Le gouvernement soupèse désormais d'autres candidats. Le nom de Réal Raymond, ancien patron de la Banque Nationale désormais à la retraite, revient fréquemment. Il connaît bien la ministre Jérôme-Forget, leurs résidences secondaires sont pratiquement voisines dans les Laurentides.

Le PQ veut une commission

Du côté du PQ, le critique aux Finances, François Legault, a soutenu qu'il y avait «urgence d'agir» devant la «crise de confiance» à la caisse.

«L'improvisation n'est pas une stratégie de gestion. Nous croyons que les citoyens ont le droit de poser, par le biais de leurs députés, toutes les questions à Pierre Brunet (président du conseil d'administration de la Caisse) et à Henri-Paul Rousseau (ex-président et chef de la direction)», a soutenu M. Legault dans un point de presse à Montréal.

Selon les données qui ont été divulguées aux médias ces dernières semaines, les pertes du bas de laine des Québécois s'élèvent à 38 milliards. «Compte tenu de la situation économique difficile, les grandes caisses canadiennes ont eu des pertes de 18% en moyenne, alors que la Caisse de dépôt, elle, a eu des pertes de 26,4%. Ça veut donc dire qu'elle a accumulé 12 milliards en mauvaise gestion», a tonné M. Legault.

Pour chacun des 3,5 millions de déposants, ces pertes équivalent à environ 10 000$, selon le député péquiste. «Même amorti sur 10 ans, c'est 1000$ par année. C'est énorme. Énorme! Comment va-t-on faire pour récupérer ça?»

Selon M. Legault, une commission parlementaire aurait notamment pour mandat de faire la lumière sur les pertes et de discuter de la mission de la caisse, qui a été modifiée par le gouvernement Charest en 2004 de façon à donner la priorité au rendement avant tout.

«Il y a beaucoup de questions qui s'ajoutent: pourquoi la Caisse de dépôt a investi 12 milliards dans le papier commercial, pourquoi a-t-elle investi dans des devises étrangères?» demande M. Legault.

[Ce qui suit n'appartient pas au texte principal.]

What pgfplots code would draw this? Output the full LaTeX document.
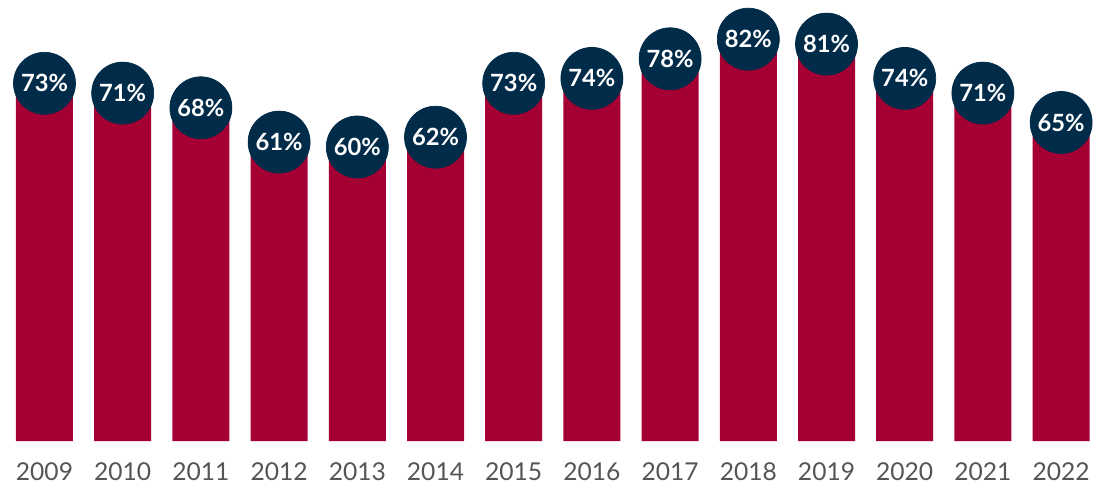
\documentclass[border=0pt]{standalone}
\usepackage{pgfplots}
\pgfplotsset{compat=1.18}
\usepackage{pgfplotstable}
\usepackage{fontspec}
\setmainfont{Lato}
\definecolor{barred}{HTML}{A50034}
\definecolor{navy}{HTML}{002B49}
\definecolor{yeargray}{HTML}{555555}
\pgfplotstableread{
x year val ylab
0 2009 73 -6.3
1 2010 71 -6.3
2 2011 68 -6.3
3 2012 61 -6.3
4 2013 60 -6.3
5 2014 62 -6.3
6 2015 73 -6.3
7 2016 74 -6.3
8 2017 78 -6.3
9 2018 82 -6.3
10 2019 81 -6.3
11 2020 74 -6.3
12 2021 71 -6.3
13 2022 65 -6.3
}\data
\begin{document}
\begin{tikzpicture}
\begin{axis}[
  width=22.02cm, height=9.72cm, scale only axis,
  xmin=-0.569, xmax=13.51, ymin=-9.18, ymax=90,
  hide axis, clip=false,
  /pgf/number format/assume math mode=true]
\addplot[ybar, bar width=1.14cm, bar shift=0pt, fill=barred, draw=none] table[x=x,y=val]{\data};
\addplot[only marks, mark=*, mark size=0.62cm, color=navy, mark options={fill=navy, draw=navy},
  point meta=y,
  nodes near coords={\pgfmathprintnumber{\pgfplotspointmeta}\%},
  nodes near coords style={anchor=center, text=white, inner sep=0pt, font=\fontsize{13.5}{16}\selectfont\bfseries}]
  table[x=x,y=val]{\data};
\addplot[draw=none, mark=none, point meta=explicit symbolic,
  nodes near coords={\pgfplotspointmeta},
  nodes near coords style={anchor=center, text=yeargray, inner sep=0pt, font=\fontsize{14}{16}\selectfont}]
  table[x=x,y=ylab,meta=year]{\data};
\path (rel axis cs:0,0) rectangle (rel axis cs:1,1);
\end{axis}
\end{tikzpicture}
\end{document}
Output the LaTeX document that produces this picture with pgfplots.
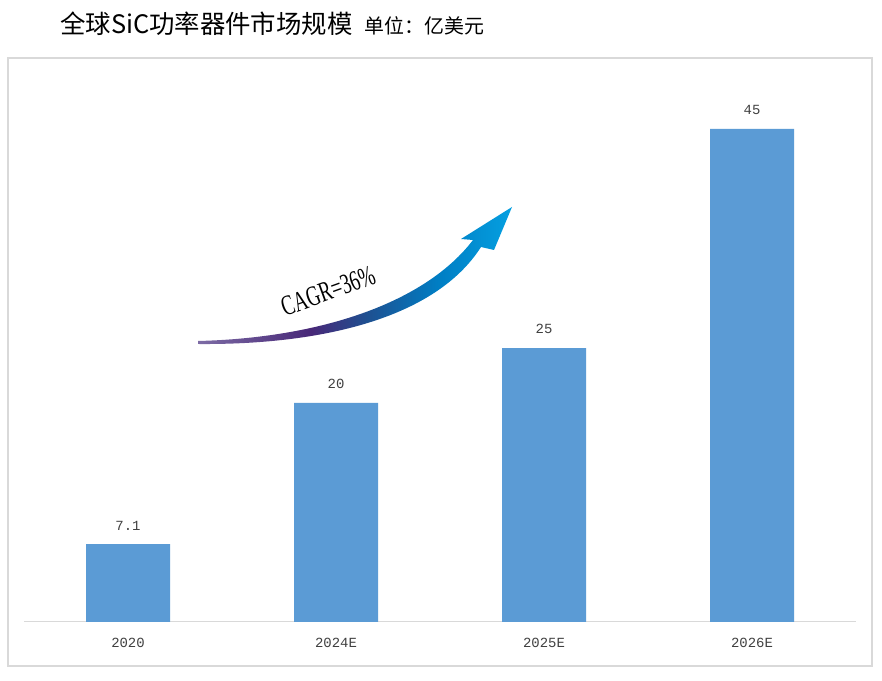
\documentclass[border=0pt]{standalone}
\usepackage{fontspec}
\usepackage{graphicx}
\usepackage{pgfplots}
\pgfplotsset{compat=1.18}
\newfontfamily\cjk{Noto Sans CJK SC}
\newfontfamily\monofont{Liberation Mono}
\newfontfamily\serifont{Liberation Serif}
\definecolor{barblue}{HTML}{5B9BD5}
\definecolor{boxgray}{HTML}{D9D9D9}
\definecolor{axgray}{HTML}{D9D9D9}
\definecolor{labgray}{HTML}{404040}
\definecolor{arrA}{RGB}{125,108,165}
\definecolor{arrB}{RGB}{72,40,120}
\definecolor{arrD}{RGB}{30,80,145}
\definecolor{arrE}{RGB}{0,125,195}
\definecolor{arrC}{RGB}{5,160,225}
\pgfdeclarehorizontalshading{arrowshade}{100bp}{color(0bp)=(arrA); color(25bp)=(arrA); color(43bp)=(arrB); color(52bp)=(arrD); color(63bp)=(arrE); color(75bp)=(arrC); color(100bp)=(arrC)}
\begin{document}
\begin{tikzpicture}[x=1bp,y=1bp]
\useasboundingbox (0,0) rectangle (882,681);
\fill[white] (0,0) rectangle (882,681);
\draw[boxgray, line width=1.2bp] (8,15) rectangle (872,623);
\node[anchor=west, inner sep=0pt] at (60,657) {\fontsize{25.5}{25.5}\selectfont\cjk 全球SiC功率器件市场规模\hspace{12bp}\fontsize{20}{20}\selectfont 单位：亿美元};
\begin{axis}[
  at={(24bp,59bp)}, anchor=south west,
  scale only axis, width=832bp, height=493bp,
  xmin=-0.5, xmax=3.5, ymin=0, ymax=45,
  clip=false,
  axis y line=none,
  axis x line*=bottom,
  x axis line style={draw=axgray, line width=1bp, -},
  xtick={0,1,2,3},
  xticklabels={2020,2024E,2025E,2026E},
  major tick length=0pt,
  xticklabel style={font=\fontsize{14}{14}\selectfont\monofont, text=labgray, inner sep=0pt, yshift=-16bp},
  ybar, bar width=84bp,
  point meta=explicit symbolic,
  nodes near coords={\pgfplotspointmeta},
  every node near coord/.append style={font=\fontsize{14}{14}\selectfont\monofont, text=labgray, inner sep=0pt, yshift=14bp, anchor=south},
]
\addplot[fill=barblue, draw=none] coordinates {(0,7.1)[7.1] (1,20)[20] (2,25)[25] (3,45)[45]};
\end{axis}
% growth arrow
\shade[shading=arrowshade]
  (198,337) .. controls (320,336) and (435,362) .. (481,434)
  -- (494,431) -- (512,474) -- (461,442) -- (473,441)
  .. controls (425,378) and (320,343) .. (198,340) -- cycle;
\node[rotate=20, inner sep=0pt] at (328,390) {\scalebox{1}[1.5]{\fontsize{19}{19}\selectfont\serifont CAGR=36\%}};
\end{tikzpicture}
\end{document}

M. Legault considère que les députés devraient aussi pouvoir poser des questions sur les conséquences des pertes de la Caisse sur la caisse de stabilisation de la Société de l'assurance automobile du Québec, l'impact de ces mauvais rendements sur les primes des automobilistes, et les cotisations à la Régie des rentes.